After I lost my father I needed to walk in his footsteps in the South Pacific, in Vanuatu where he was a teacher early in his career. This final journey with my father helped me to go back to life by letting go of him completely.
The culture there immersed me in a daily life where we live in symbiosis with nature so much so that it overflows. A ‘back to basics’ on several levels. Thanks to his stories and photographs I was able to trace many of his former students who told me about him and his desire to integrate fully into their community.
I combine his archives with my own photographs and it is sometimes difficult to distinguish between the two periods. These timeless images become witnesses to the preservation of the environment of these people and their culture.
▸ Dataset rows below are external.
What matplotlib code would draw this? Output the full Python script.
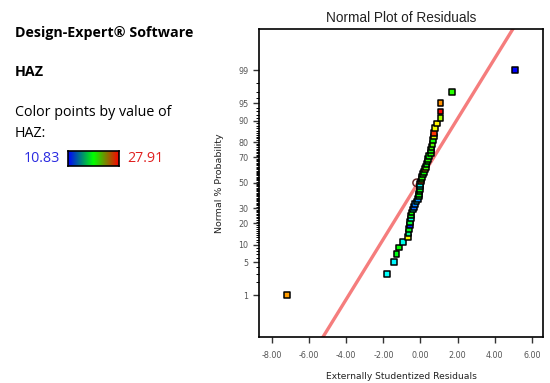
from statistics import NormalDist
import numpy as np
import matplotlib
matplotlib.use("Agg")
import matplotlib.pyplot as plt
from matplotlib.colors import LinearSegmentedColormap, Normalize

# residuals sorted (externally studentized)
residuals = [-7.21, -1.82, -1.43, -1.29, -1.14, -0.96, -0.66, -0.64, -0.61, -0.57,
             -0.55, -0.53, -0.50, -0.48, -0.39, -0.34, -0.30, -0.21, -0.12, -0.09,
             -0.07, -0.05, -0.03, -0.03, -0.02, 0.02, 0.05, 0.08, 0.15, 0.20,
             0.24, 0.29, 0.33, 0.38, 0.42, 0.47, 0.55, 0.57, 0.60, 0.65,
             0.68, 0.72, 0.74, 0.79, 0.90, 1.08, 1.08, 1.08, 1.69, 5.10]
# HAZ value of each run (point colour)
haz = [25.3, 15.2, 15.0, 19.0, 19.5, 15.5, 23.5, 17.0, 19.0, 11.5,
       18.5, 15.3, 18.8, 19.6, 15.8, 12.5, 13.0, 15.0, 13.2, 18.9,
       19.3, 19.8, 19.1, 15.9, 15.4, 26.0, 19.4, 19.9, 20.2, 19.5,
       24.8, 20.5, 19.3, 19.8, 20.1, 19.5, 20.0, 19.6, 20.3, 20.8,
       19.7, 23.0, 27.0, 23.4, 23.8, 22.2, 27.9, 25.5, 20.0, 10.83]
haz_min, haz_max = 10.83, 27.91

# marked point near the median
marked_x, marked_pct = -0.21, 50

# reference line (centre at 50 %, residual units per normal score)
line_center = -0.13
line_slope = 1.606

prob_ticks = [1, 5, 10, 20, 30, 50, 70, 80, 90, 95, 99]
x_ticks = [-8, -6, -4, -2, 0, 2, 4, 6]

nd = NormalDist()
n = len(residuals)
zscores = [nd.inv_cdf((i + 0.5) / n) for i in range(n)]

pt_cmap = LinearSegmentedColormap.from_list(
    "pts", ["#0000ff", "#00ffff", "#00ff00", "#ffff00", "#ff0000"])
bar_cmap = LinearSegmentedColormap.from_list("bar", ["#0000ff", "#00ff00", "#ff0000"])
norm = Normalize(haz_min, haz_max)

W, H = 550, 383
fig = plt.figure(figsize=(W / 100, H / 100), dpi=100)
ax = fig.add_axes([259 / W, 1 - 337 / H, 284 / W, 308 / H])

ax.axline((line_center, 0), slope=1 / line_slope, color="#f57d7d", lw=2.4, zorder=2)
ax.scatter(residuals, zscores, c=[pt_cmap(norm(v)) for v in haz], marker="s", s=17,
           edgecolors="black", linewidths=1.1, zorder=3)
ax.scatter([marked_x], [nd.inv_cdf(marked_pct / 100)], marker="o", s=28,
           facecolors="none", edgecolors="#6a2a2a", linewidths=1.1, zorder=2.5)

ax.set_xlim(-8.7, 6.6)
ax.set_ylim(-3.19, 3.18)
ax.set_xticks(x_ticks)
ax.set_xticklabels([f"{v:.2f}" for v in x_ticks])
ax.set_yticks([nd.inv_cdf(p / 100) for p in prob_ticks])
ax.set_yticklabels([str(p) for p in prob_ticks])
ax.set_yticks([nd.inv_cdf(p / 100) for p in range(2, 99) if p not in prob_ticks],
              minor=True)
ax.tick_params(axis="both", labelsize=5.8, colors="#333333", length=4, width=1)
ax.tick_params(axis="x", labelcolor="#555555")
ax.tick_params(axis="y", labelcolor="#555555")
ax.tick_params(axis="y", which="minor", length=2, width=0.7)
ax.tick_params(axis="x", pad=6)
for s in ax.spines.values():
    s.set_linewidth(1.2)

ax.set_title("Normal Plot of Residuals", fontsize=9.8, pad=5, color="#222222",
             family="Liberation Sans")
ax.set_xlabel("Externally Studentized Residuals", fontsize=6.6, labelpad=9,
              color="#222222")
ax.set_ylabel("Normal % Probability", fontsize=6.8, labelpad=10, color="#222222")

# left-hand info panel
fs = 10.3
fig.text(15 / W, 1 - 33 / H, "Design-Expert® Software", fontsize=fs,
         fontweight="bold", family="Open Sans", va="center")
fig.text(15 / W, 1 - 72 / H, "HAZ", fontsize=fs, fontweight="bold",
         family="Open Sans", va="center")
fig.text(15 / W, 1 - 112 / H, "Color points by value of", fontsize=fs,
         family="Open Sans", va="center")
fig.text(15 / W, 1 - 133 / H, "HAZ:", fontsize=fs, family="Open Sans", va="center")
fig.text(24 / W, 1 - 158 / H, f"{haz_min:.2f}", fontsize=fs, color="#2a2ae0",
         family="Open Sans", va="center")
fig.text(127 / W, 1 - 158 / H, f"{haz_max:.2f}", fontsize=fs, color="#e02020",
         family="Open Sans", va="center")
cax = fig.add_axes([68 / W, 1 - 166 / H, 51 / W, 15 / H])
cax.imshow(np.linspace(0, 1, 256)[None, :], cmap=bar_cmap, aspect="auto")
cax.set_xticks([])
cax.set_yticks([])
for s in cax.spines.values():
    s.set_linewidth(1.2)

fig.savefig("out.png", dpi=100)
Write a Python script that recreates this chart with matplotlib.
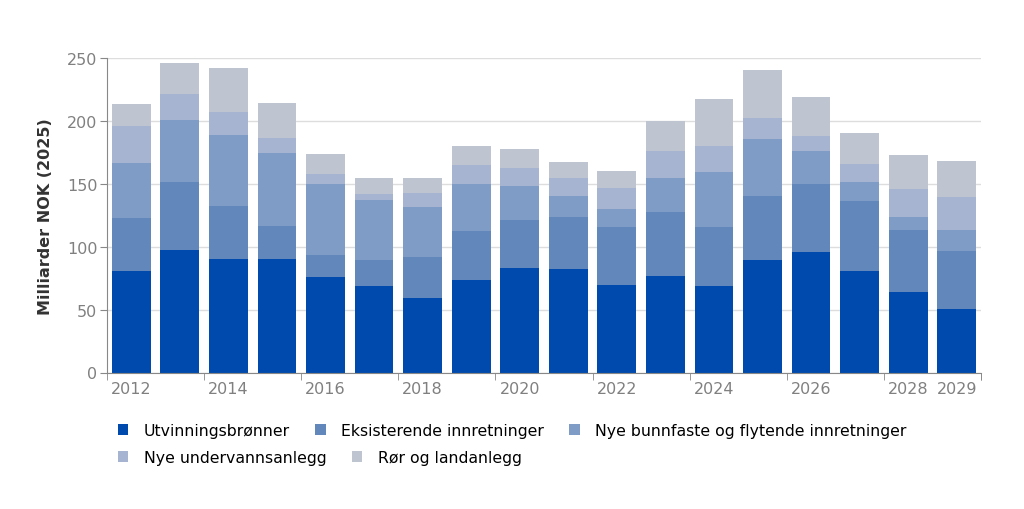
import numpy as np
import matplotlib.pyplot as plt

years = list(range(2012, 2030))
tick_years = [2012, 2014, 2016, 2018, 2020, 2022, 2024, 2026, 2028, 2029]

series_names = ["Utvinningsbrønner", "Eksisterende innretninger",
                "Nye bunnfaste og flytende innretninger",
                "Nye undervannsanlegg", "Rør og landanlegg"]

utvinning = [80.4, 97.1, 90.0, 90.0, 75.6, 68.5, 58.9, 73.2, 82.8, 82.0,
             69.3, 76.4, 68.5, 89.2, 95.5, 80.4, 63.7, 50.2]
eksisterende = [42.2, 54.2, 42.2, 26.2, 17.6, 20.7, 32.7, 39.1, 38.2, 41.4,
                46.1, 51.0, 46.9, 50.9, 54.2, 55.7, 49.4, 46.1]
nye_innretninger = [43.8, 49.3, 56.5, 58.2, 56.5, 47.7, 39.8, 37.4, 27.1, 16.7,
                    14.4, 27.1, 43.8, 45.4, 26.3, 15.2, 10.3, 16.8]
undervann = [29.5, 20.7, 18.3, 11.9, 7.9, 4.8, 11.1, 15.1, 14.3, 14.4,
             16.7, 21.5, 20.7, 16.7, 11.9, 14.3, 22.3, 26.2]
ror_land = [17.5, 24.7, 35.0, 27.9, 16.0, 12.8, 12.0, 15.1, 15.1, 12.7,
            13.5, 23.8, 37.5, 38.2, 31.0, 24.7, 27.1, 28.7]

colors = ["#004aad", "#6287ba", "#7f9cc6", "#a6b4d2", "#bfc5d0"]

data = [utvinning, eksisterende, nye_innretninger, undervann, ror_land]

fig = plt.figure(figsize=(10.24, 5.1), dpi=100)
ax = fig.add_axes([107/1024, 1-373.5/510, 874/1024, 314.5/510])

x = np.arange(len(years))
bottom = np.zeros(len(years))
handles = []
for name, vals, c in zip(series_names, data, colors):
    b = ax.bar(x, vals, 0.8, bottom=bottom, color=c, label=name, zorder=2)
    handles.append(b)
    bottom += np.array(vals)

ax.set_xlim(-0.5, len(years) - 0.5)
ax.set_ylim(0, 250)
ax.set_yticks([0, 50, 100, 150, 200, 250])
ax.yaxis.grid(True, color="#dddddd", linewidth=1, zorder=0)
ax.set_axisbelow(True)

ax.set_xticks([years.index(y) for y in tick_years])
ax.set_xticklabels([str(y) for y in tick_years])
ax.tick_params(axis="x", length=0, pad=6)
ax.set_xticks(list(np.arange(-0.5, len(years), 2)) + [len(years) - 0.5], minor=True)
ax.tick_params(axis="x", which="minor", length=5, color="#888888")
ax.tick_params(axis="y", length=5, color="#888888", pad=2)
ax.tick_params(labelsize=11.5, labelcolor="#808080")

for s in ["top", "right"]:
    ax.spines[s].set_visible(False)
for s in ["left", "bottom"]:
    ax.spines[s].set_color("#888888")

ax.set_ylabel("Milliarder NOK (2025)", fontsize=11.5, fontweight="bold",
              color="#333333", labelpad=10)

leg_kw = dict(loc="upper left", frameon=False, fontsize=11.3,
              handlelength=0.66, handleheight=0.66, handletextpad=1.0,
              columnspacing=1.6, borderaxespad=0, borderpad=0)
leg1 = fig.legend(handles[:3], series_names[:3], ncol=3,
                  bbox_to_anchor=(118/1024, 1-424/510), **leg_kw)
leg2 = fig.legend(handles[3:], series_names[3:], ncol=2,
                  bbox_to_anchor=(118/1024, 1-451/510), **leg_kw)

fig.savefig("out.png", dpi=100)
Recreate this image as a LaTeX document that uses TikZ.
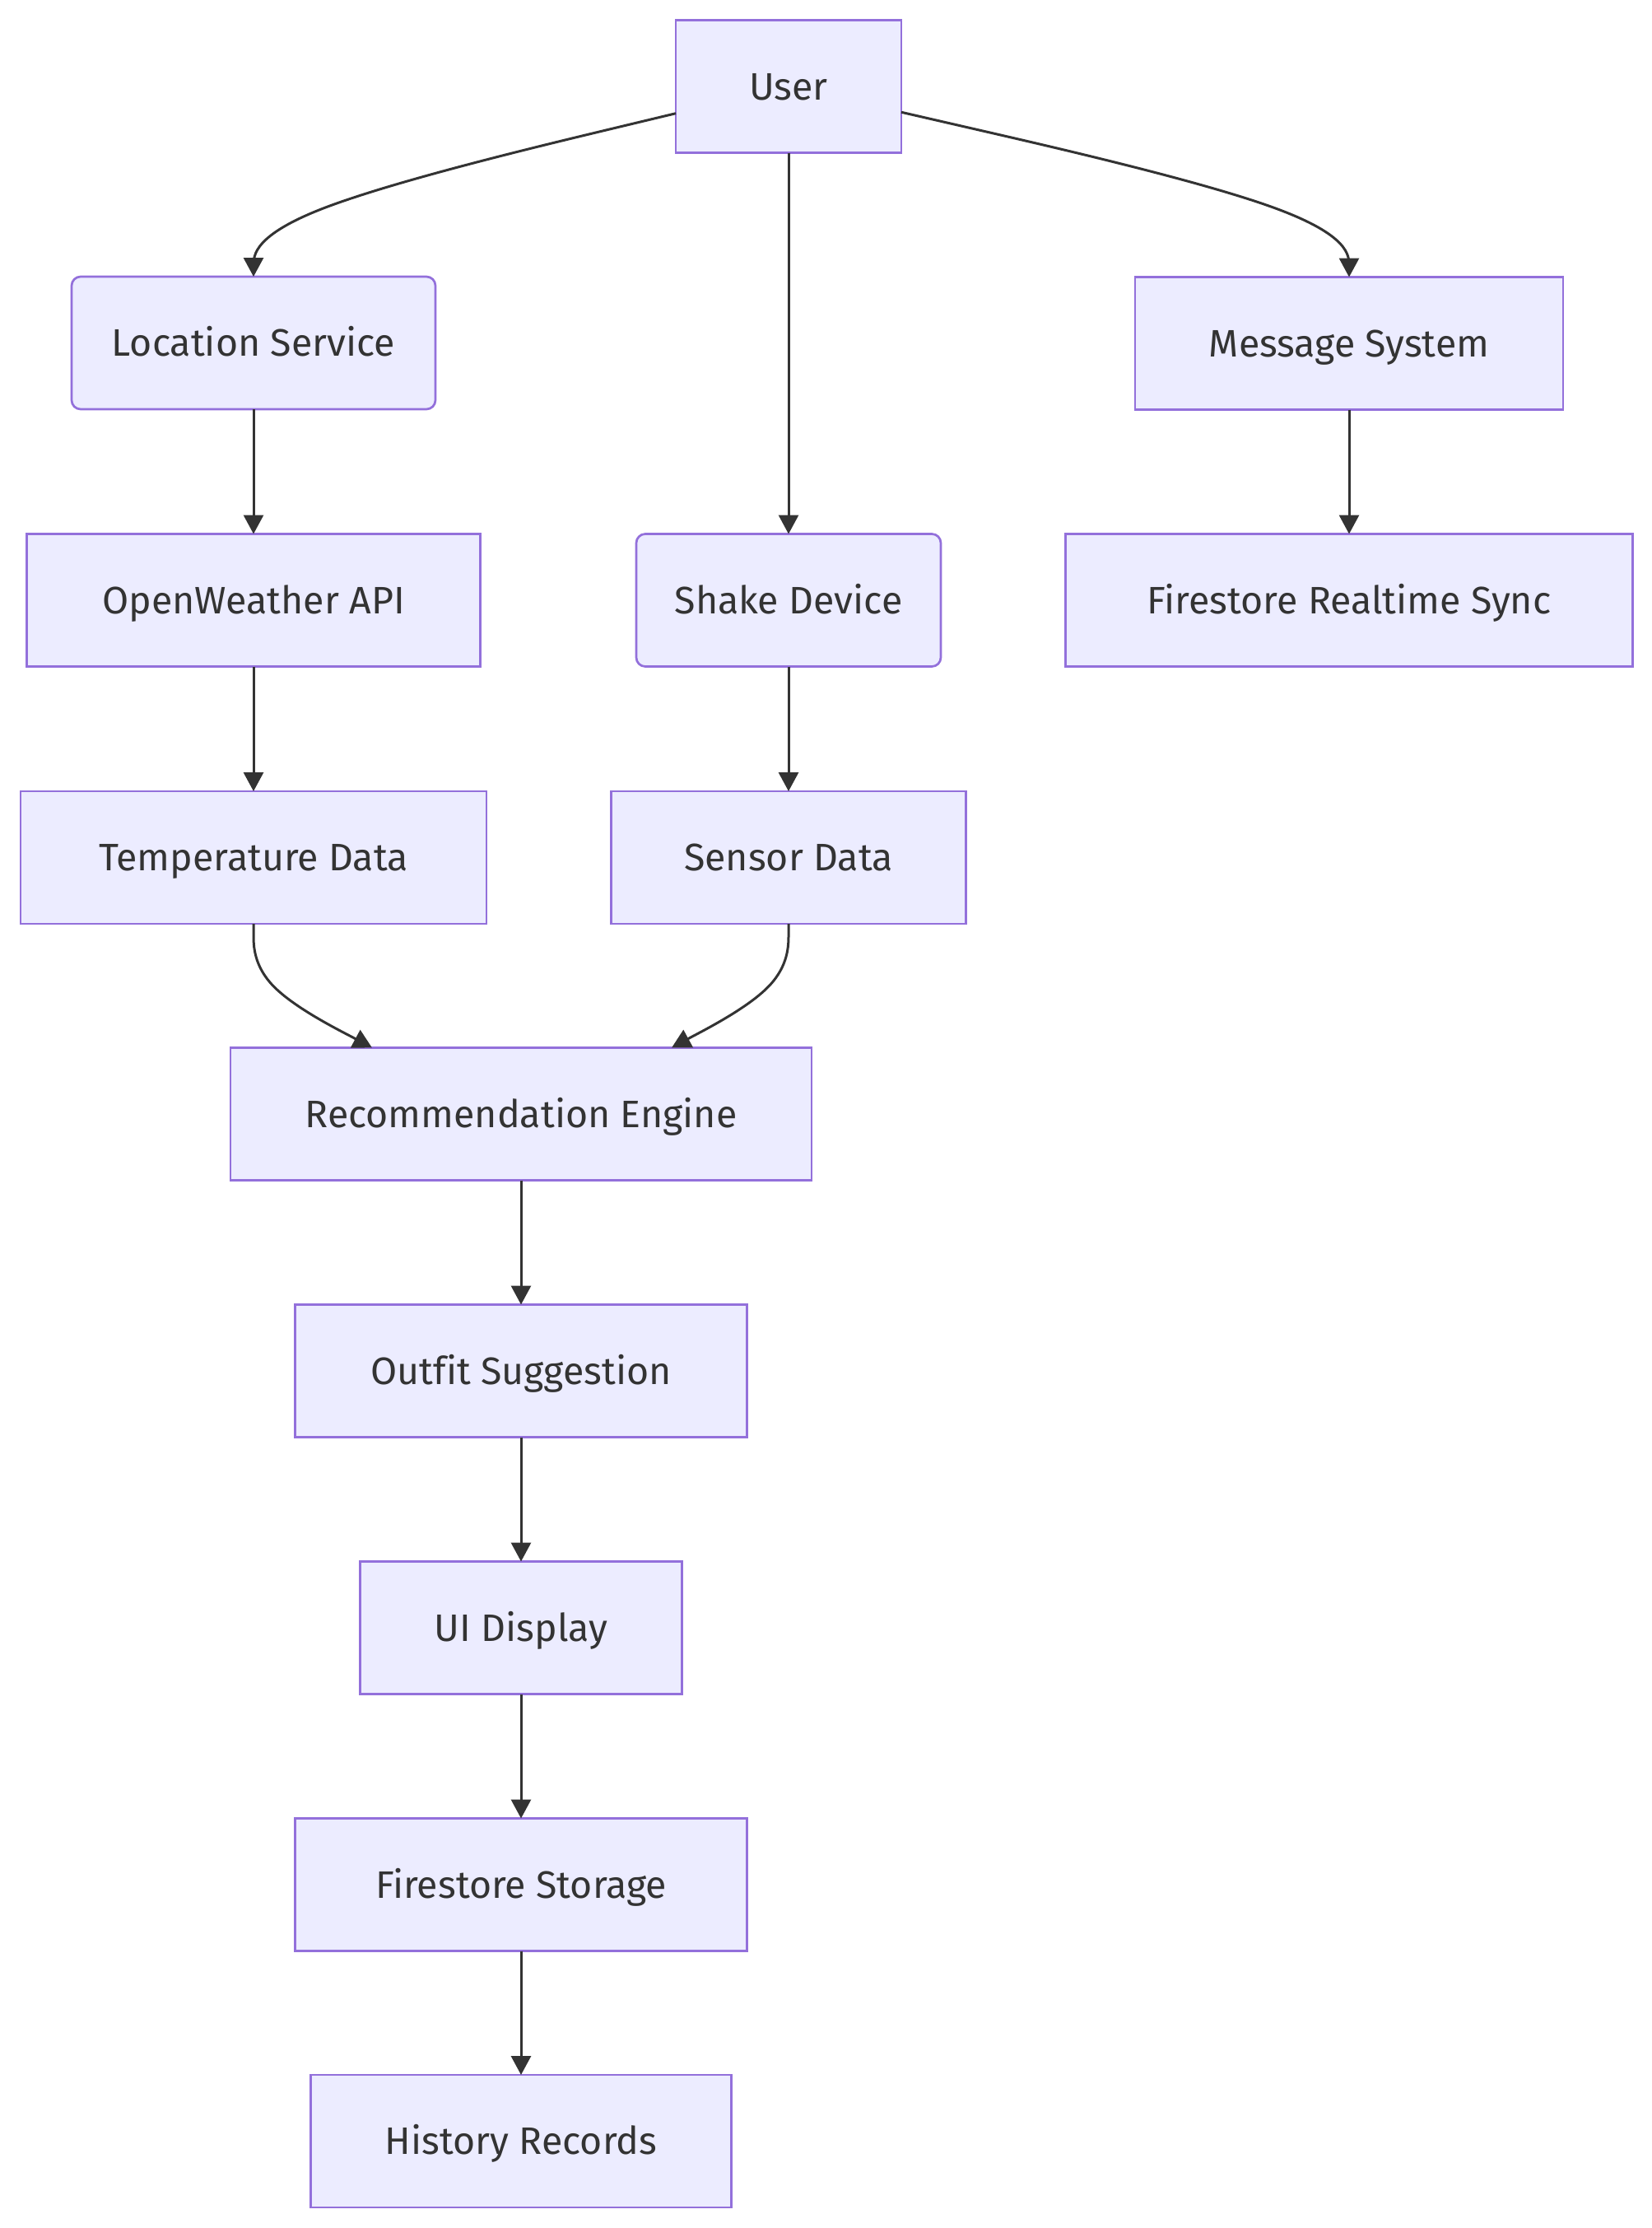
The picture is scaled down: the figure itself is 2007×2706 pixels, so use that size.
\documentclass[tikz,border=0pt]{standalone}
\usepackage{fontspec}
\setmainfont{Fira Sans}[Ligatures=NoCommon]
\usetikzlibrary{arrows.meta}
\definecolor{nodefill}{HTML}{ECECFF}
\definecolor{nodeline}{HTML}{9370DB}
\definecolor{edgecol}{HTML}{333333}
\definecolor{txtcol}{HTML}{333333}
\tikzset{
  box/.style={draw=nodeline, fill=nodefill, line width=2.7pt, rectangle,
    minimum height=161pt, inner sep=0pt, outer sep=0pt,
    text=txtcol, font=\fontsize{46.5}{56}\selectfont,
    text height=32pt, text depth=0pt},
  rbox/.style={box, rounded corners=11pt},
  edge/.style={draw=edgecol, line width=3pt,
    -{Triangle[length=23pt,width=24pt]}},
}
\begin{document}
\begin{tikzpicture}[x=1pt,y=-1pt]
\useasboundingbox (0,0) rectangle (2007,2706);
% nodes
\node[box, minimum width=274pt] (user) at (958,105) {User};
\node[rbox, minimum width=442pt] (locs) at (308,416.5) {Location Service};
\node[box, minimum width=520pt] (msg) at (1639,417) {Message System};
\node[box, minimum width=551pt] (ow) at (308,729) {OpenWeather API};
\node[rbox, minimum width=370pt] (shake) at (958,729) {Shake Device};
\node[box, minimum width=689pt] (frs) at (1639,729) {Firestore Realtime Sync};
\node[box, minimum width=566pt] (temp) at (308,1041.5) {Temperature Data};
\node[box, minimum width=431pt] (sens) at (958,1041.5) {Sensor Data};
\node[box, minimum width=706pt] (rec) at (633,1353) {Recommendation Engine};
\node[box, minimum width=549pt] (outfit) at (633,1665) {Outfit Suggestion};
\node[box, minimum width=391pt] (ui) at (633,1977) {UI Display};
\node[box, minimum width=549pt] (fst) at (633,2289) {Firestore Storage};
\node[box, minimum width=511pt] (hist) at (633,2600.5) {History Records};
% curved edges from User
\draw[edge] (user) -- (734.7,158.4)
  .. controls (649.3,178.9) and (478.7,220) .. (393.3,252.8)
  .. controls (308,285.7) and (308,310.3) .. (308,322.7) -- (locs.north);
\draw[edge] (user) -- (1186.5,157.3)
  .. controls (1277,178.1) and (1458,219.5) .. (1548.5,252.6)
  .. controls (1639,285.7) and (1639,310.3) .. (1639,322.7) -- (msg.north);
\draw[edge] (user) -- (shake);
% straight edges
\draw[edge] (locs) -- (ow);
\draw[edge] (msg) -- (frs);
\draw[edge] (ow) -- (temp);
\draw[edge] (shake) -- (sens);
% merging edges
\draw[edge] (temp.south) -- (308,1135.4)
  .. controls (308,1147.8) and (308,1172.7) .. (332,1197.5)
  .. controls (356,1222.3) and (404,1247.2) .. (428,1259.6)
  -- ([xshift=-181pt]rec.north);
\draw[edge] (sens.south) -- (958,1135.4)
  .. controls (958,1147.8) and (958,1172.7) .. (934.3,1197.5)
  .. controls (910.7,1222.3) and (863.3,1247.2) .. (839.7,1259.6)
  -- ([xshift=183pt]rec.north);
\draw[edge] (rec) -- (outfit);
\draw[edge] (outfit) -- (ui);
\draw[edge] (ui) -- (fst);
\draw[edge] (fst) -- (hist);
\end{tikzpicture}
\end{document}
I went to the crater at the top of Yasur volcano in Tanna, where I ‘poured’ yellow Gingko leaves to symbolize my father’s ashes: a long time ago, he wanted us to scatter his ashes in this volcano. Realizing it would be a difficult task to accomplish, he then asked us to spread them in our garden in France. So we planted a gingko tree in this spot. In this way, I was able to share something from my home with these people and their environment.
I then crossed the Pacific Ocean to confront the Moai, these large statues on Easter Island. I ‘asked them for accountability' as before his cancer took him away, my father messaged me to say ‘I will be as strong as a Moai’.